Soon the water was boiling with the long sleek bodies and black-tipped fins and tails. They fed until the last scraps of Congo’s body were devoured and then they gradually dispersed.
Cross felt no sense of triumph. He had done all this for Hazel. But it struck him now that Congo’s death had stripped away the last traces of her existence from his heart, for she had somehow been kept alive, in spirit at least, by Cross’s desire to avenge her.
“He’s gone,” Cross murmured to himself.
“Aye,” said McGrain. “And he’s no’ coming back again, either.”
They took Paddy’s body back to Libreville aboard the Glenallen, stored in one of the ship’s walk-in freezers: better that than have him rot in the tropical heat.
Early the following morning, Cross arranged for a doctor to be flown up from Cape Town in a private jet to look af
ter Nastiya and Zhenia once they reached dry land. He spent the rest of the day by the sisters’ bedsides. With the passage of time, Cross’s grief at Paddy’s death deepened along with his guilt. He had planned and led the assault on the Faucon d’Or. Therefore the death of one of his men was his responsibility, and the fact that Nastiya, battered and bereaved as she was, insisted that it was not his fault only made Cross feel all the more culpable.
Paddy had been his brother in arms and his dearest friend. And so, through a long night on the water, Cross sat around a table with Imbiss, and the other Cross Bow team members. One bottle after another was added to the clutter on the table in front of them as the men let their emotions pour out. They veered from one extreme to another at bewildering speed, from wild laughter as they competed to tell the most outrageous stories of Paddy’s madcap exploits, to bitter tears as the reality of his passing hit home. Cross was the last man to weep. But when the dam burst and the tears finally came, he was inconsolable.
When they arrived in Libreville, the two women were examined in hospital. The doctor assured Cross that neither had suffered any lasting injury: with time and rest both would make a full and relatively speedy recovery.
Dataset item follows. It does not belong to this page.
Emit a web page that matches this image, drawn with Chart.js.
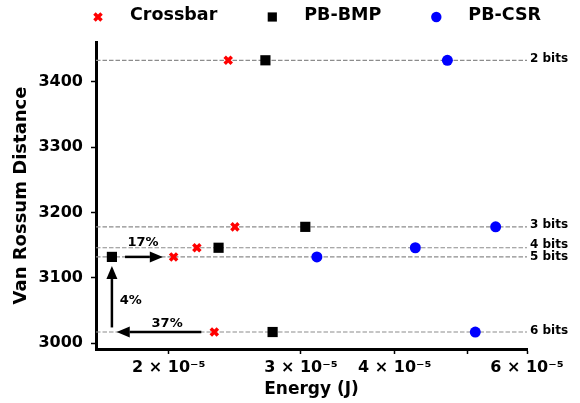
<!DOCTYPE html>
<html>
<head>
<meta charset="utf-8">
<script src="https://cdn.jsdelivr.net/npm/chart.js@4"></script>
<style>
  html, body { margin: 0; padding: 0; background: #fff; }
  #wrap { width: 580px; height: 403px; }
</style>
</head>
<body>
<div id="wrap"><canvas id="canvas"></canvas></div>
<script>
//****DATA****//

var bitLabels = ['2 bits', '3 bits', '4 bits', '5 bits', '6 bits'];
var distances = [3433, 3178, 3146, 3132, 3017];
var crossbarEnergy = [2.40e-5, 2.45e-5, 2.18e-5, 2.03e-5, 2.30e-5];
var bmpEnergy = [2.69e-5, 3.04e-5, 2.33e-5, 1.68e-5, 2.75e-5];
var csrEnergy = [4.70e-5, 5.45e-5, 4.26e-5, 3.15e-5, 5.12e-5];

var xTicks = [2e-5, 3e-5, 4e-5, 5e-5, 6e-5];
var xTickLabels = ['2 × 10⁻⁵', '3 × 10⁻⁵', '4 × 10⁻⁵', '', '6 × 10⁻⁵'];
var yTicks = [3000, 3100, 3200, 3300, 3400];

var arrowLabels = ['17%', '4%', '37%'];
var arrowStarts = [[1.749e-5, 3132], [1.68e-5, 3024], [2.21e-5, 3017]];
var arrowEnds = [[1.964e-5, 3132], [1.68e-5, 3118], [1.705e-5, 3017]];
var arrowTextAt = [[1.848e-5, 3154], [1.78e-5, 3065], [1.99e-5, 3030]];

//****HELPERS****//

var FONT = "'DejaVu Sans', 'Liberation Sans', sans-serif";

function toPoints(energies) {
  return energies.map(function(e, i) {
    return { x: e, y: distances[i] };
  });
}

function drawArrow(ctx, x1, y1, x2, y2) {
  var ang = Math.atan2(y2 - y1, x2 - x1);
  var head = 13;
  var half = 5.5;
  var bx = x2 - head * Math.cos(ang);
  var by = y2 - head * Math.sin(ang);
  ctx.beginPath();
  ctx.moveTo(x1, y1);
  ctx.lineTo(bx, by);
  ctx.stroke();
  ctx.beginPath();
  ctx.moveTo(x2, y2);
  ctx.lineTo(bx + half * Math.sin(ang), by - half * Math.cos(ang));
  ctx.lineTo(bx - half * Math.sin(ang), by + half * Math.cos(ang));
  ctx.closePath();
  ctx.fill();
}

//****PLUGINS****//

var guideLines = {
  id: 'guideLines',
  beforeDatasetsDraw: function(chart) {
    var ctx = chart.ctx;
    var area = chart.chartArea;
    var yScale = chart.scales.y;
    ctx.save();
    ctx.strokeStyle = '#8c8c8c';
    ctx.lineWidth = 1.2;
    ctx.setLineDash([4.5, 2]);
    distances.forEach(function(d) {
      var py = yScale.getPixelForValue(d);
      ctx.beginPath();
      ctx.moveTo(area.left, py);
      ctx.lineTo(area.right, py);
      ctx.stroke();
    });
    ctx.restore();

    // labels at the right end, nudged apart when two rows are too close
    var rows = distances.map(function(d, i) {
      return { text: bitLabels[i], y: yScale.getPixelForValue(d) - 1.5 };
    }).sort(function(a, b) { return a.y - b.y; });
    for (var i = 1; i < rows.length; i++) {
      var gap = rows[i].y - rows[i - 1].y;
      if (gap < 11.5) {
        var push = (11.5 - gap) / 2;
        rows[i - 1].y -= push;
        rows[i].y += push;
      }
    }
    ctx.save();
    ctx.fillStyle = '#000';
    ctx.font = 'bold 12px ' + FONT;
    ctx.textAlign = 'left';
    ctx.textBaseline = 'middle';
    rows.forEach(function(r) {
      ctx.fillText(r.text, area.right + 3, r.y);
    });
    ctx.restore();
  }
};

var arrowNotes = {
  id: 'arrowNotes',
  afterDatasetsDraw: function(chart) {
    var ctx = chart.ctx;
    var xs = chart.scales.x;
    var ys = chart.scales.y;
    ctx.save();
    ctx.strokeStyle = '#000';
    ctx.fillStyle = '#000';
    ctx.lineWidth = 2.5;
    for (var i = 0; i < arrowLabels.length; i++) {
      drawArrow(ctx,
        xs.getPixelForValue(arrowStarts[i][0]), ys.getPixelForValue(arrowStarts[i][1]),
        xs.getPixelForValue(arrowEnds[i][0]), ys.getPixelForValue(arrowEnds[i][1]));
    }
    ctx.font = 'bold 13px ' + FONT;
    ctx.textAlign = 'center';
    ctx.textBaseline = 'middle';
    for (var j = 0; j < arrowLabels.length; j++) {
      ctx.fillText(arrowLabels[j],
        xs.getPixelForValue(arrowTextAt[j][0]), ys.getPixelForValue(arrowTextAt[j][1]));
    }
    ctx.restore();
  }
};

var topLegend = {
  id: 'topLegend',
  afterDraw: function(chart) {
    var ctx = chart.ctx;
    var x = 98;
    ctx.save();
    ctx.font = 'bold 17.5px ' + FONT;
    ctx.textBaseline = 'middle';
    ctx.textAlign = 'left';
    chart.data.datasets.forEach(function(ds) {
      ctx.fillStyle = ds.pointBackgroundColor;
      ctx.strokeStyle = ds.pointBorderColor;
      ctx.lineWidth = ds.pointBorderWidth;
      Chart.helpers.drawPoint(ctx, {
        pointStyle: ds.pointStyle,
        radius: ds.legendRadius,
        borderWidth: ds.pointBorderWidth,
        rotation: 0
      }, x, 17);
      ctx.fillStyle = '#000';
      ctx.fillText(ds.label, x + 32, 15);
      x += 32 + ctx.measureText(ds.label).width + 55;
    });
    ctx.restore();
  }
};

//****CHART****//

var ctx = document.getElementById('canvas').getContext('2d');

var chart = new Chart(ctx, {
  type: 'scatter',
  data: {
    datasets: [
      {
        label: 'Crossbar',
        data: toPoints(crossbarEnergy),
        pointStyle: 'crossRot',
        pointRadius: 5,
        legendRadius: 5,
        pointBorderWidth: 3.5,
        pointBorderColor: '#ff0000',
        pointBackgroundColor: '#ff0000'
      },
      {
        label: 'PB-BMP',
        data: toPoints(bmpEnergy),
        pointStyle: 'rect',
        pointRadius: 7.2,
        legendRadius: 6.5,
        pointBorderWidth: 0,
        pointBorderColor: '#000000',
        pointBackgroundColor: '#000000'
      },
      {
        label: 'PB-CSR',
        data: toPoints(csrEnergy),
        pointStyle: 'circle',
        pointRadius: 5.5,
        legendRadius: 5.2,
        pointBorderWidth: 0,
        pointBorderColor: '#0000ff',
        pointBackgroundColor: '#0000ff'
      }
    ]
  },
  options: {
    responsive: true,
    maintainAspectRatio: false,
    devicePixelRatio: 1,
    animation: false,
    layout: { padding: { top: 42, right: 53, left: 0, bottom: 0 } },
    plugins: {
      legend: { display: false },
      tooltip: { enabled: false }
    },
    scales: {
      x: {
        type: 'logarithmic',
        min: 1.6e-5,
        max: 6e-5,
        afterBuildTicks: function(scale) {
          scale.ticks = xTicks.map(function(v) { return { value: v }; });
        },
        afterFit: function(scale) { scale.height = 54; },
        grid: { drawOnChartArea: false, drawTicks: true, tickLength: 5, tickColor: '#000', tickWidth: 1.5 },
        border: { color: '#000', width: 3 },
        ticks: {
          autoSkip: false,
          maxRotation: 0,
          padding: 4,
          color: '#000',
          font: { family: FONT, size: 16, weight: 'bold' },
          callback: function(value, index) { return xTickLabels[index]; }
        },
        title: {
          display: true,
          text: 'Energy (J)',
          color: '#000',
          font: { family: FONT, size: 17, weight: 'bold' },
          padding: { top: 0, bottom: 3 }
        }
      },
      y: {
        min: 2991,
        max: 3461,
        afterBuildTicks: function(scale) {
          scale.ticks = yTicks.map(function(v) { return { value: v }; });
        },
        afterFit: function(scale) { scale.width = 96; },
        grid: { drawOnChartArea: false, drawTicks: true, tickLength: 5, tickColor: '#000', tickWidth: 1.5 },
        border: { color: '#000', width: 3 },
        ticks: {
          padding: 8,
          color: '#000',
          font: { family: FONT, size: 16, weight: 'bold' },
          callback: function(value) { return String(value); }
        },
        title: {
          display: true,
          text: 'Van Rossum Distance',
          color: '#000',
          font: { family: FONT, size: 18, weight: 'bold' },
          padding: { top: 11, bottom: 0 }
        }
      }
    }
  },
  plugins: [guideLines, arrowNotes, topLegend]
});
</script>
</body>
</html>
Cross still had work to do. The Faucon d’Or had yielded a treasure trove of evidence—phones, laptops, a mass of printed material—which he handed over to the Gabon authorities, who immediately prepared for da Cunha’s extradition to Angola.
Cross took his leave of da Cunha at the quayside. The would-be President of an independent Cabinda was a sorry sight: unwashed, unshaven, still dressed in the clothes he’d been wearing when they’d captured him. The cable ties had been removed from his wrists, but only so that they could be replaced by handcuffs.